Jun 16, 2016

angel in disguise

in holy sovereignty i cut out my heart and layed it at your feet. in body and spirit, a devotion of divine retribution. but in solace i seeked, and by will i prayed. in search of love; a love where i would be loved with a love that was more than love- an ache as strong as the splitting of the sea.
i then, in quest, found my hearts deepest yearning; in junction of banishment, clipped me of my wings and i fell from the sky...and you caught me. and in your arms i cried tears of redemption by virtue of knowing that this was the beginning of the end.
to love is to sin, and by God did we love. a love so strong it brought heaven to its knees. synchronicity of the moral balance between love and of faith testified against my will, for love and lust became my sacriliged obsession...flesh of flesh and blood of blood, i was bore from your rib. and nothing companioned my pleasure than being joined as one. that serpent coiled and tempted it's way round my thighs, and i too, from the same breath of eve, prophetically released a sigh of original sin.

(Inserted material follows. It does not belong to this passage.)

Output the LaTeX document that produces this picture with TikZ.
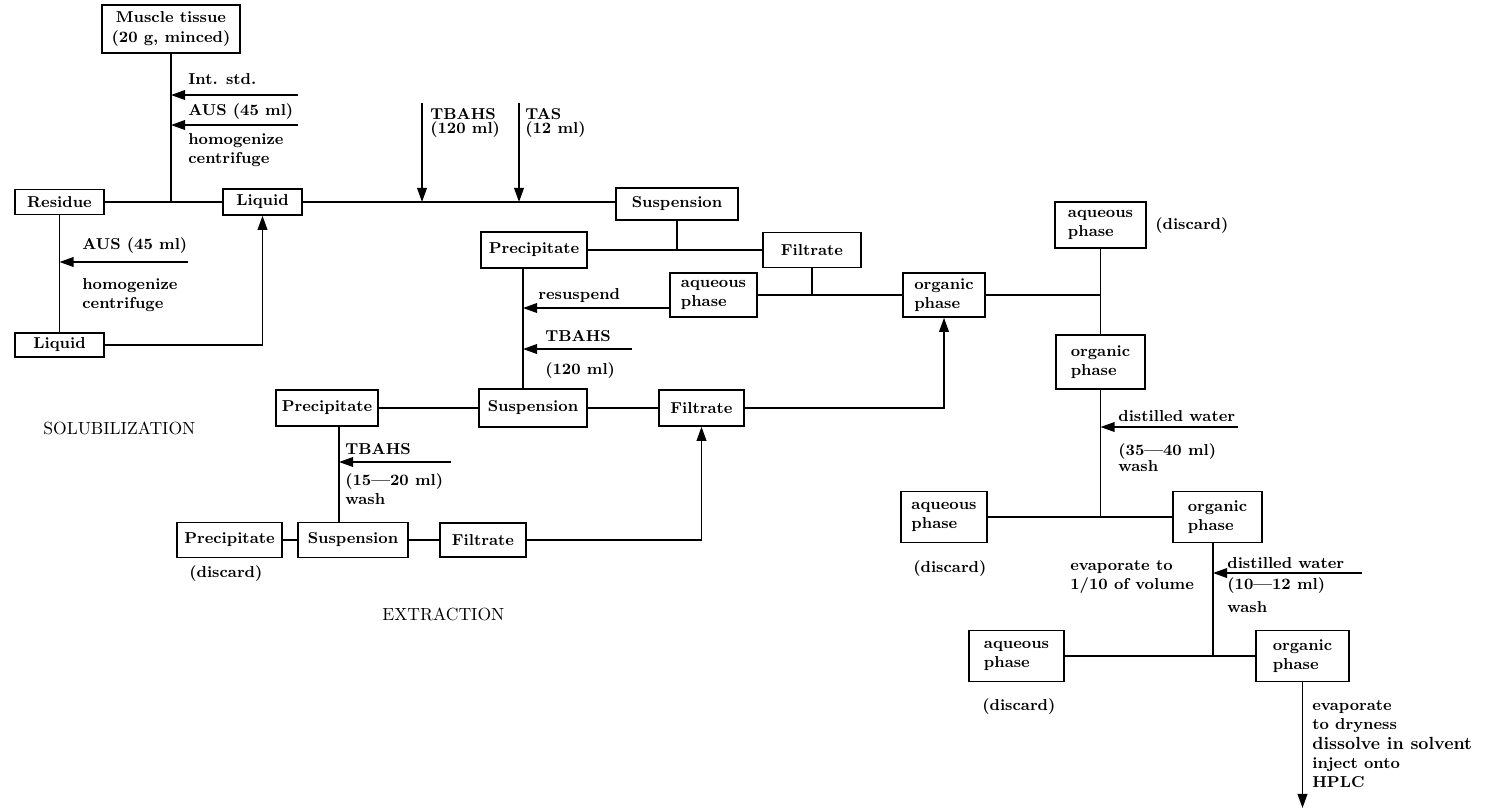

He then asked me now, what life is to me? and it was simple. reverently...Life is Love.
yet in retrospect, life would cease existence without the hands of, God.

to live a life full of love is to live a life full of sin; an inevitable sacrament of two. but in possession, He carries my soul forever, for the grasp i grip onto my faith will never loosen.  judiciously, i believe in this. love through Him. nothing more nor less. God is Love.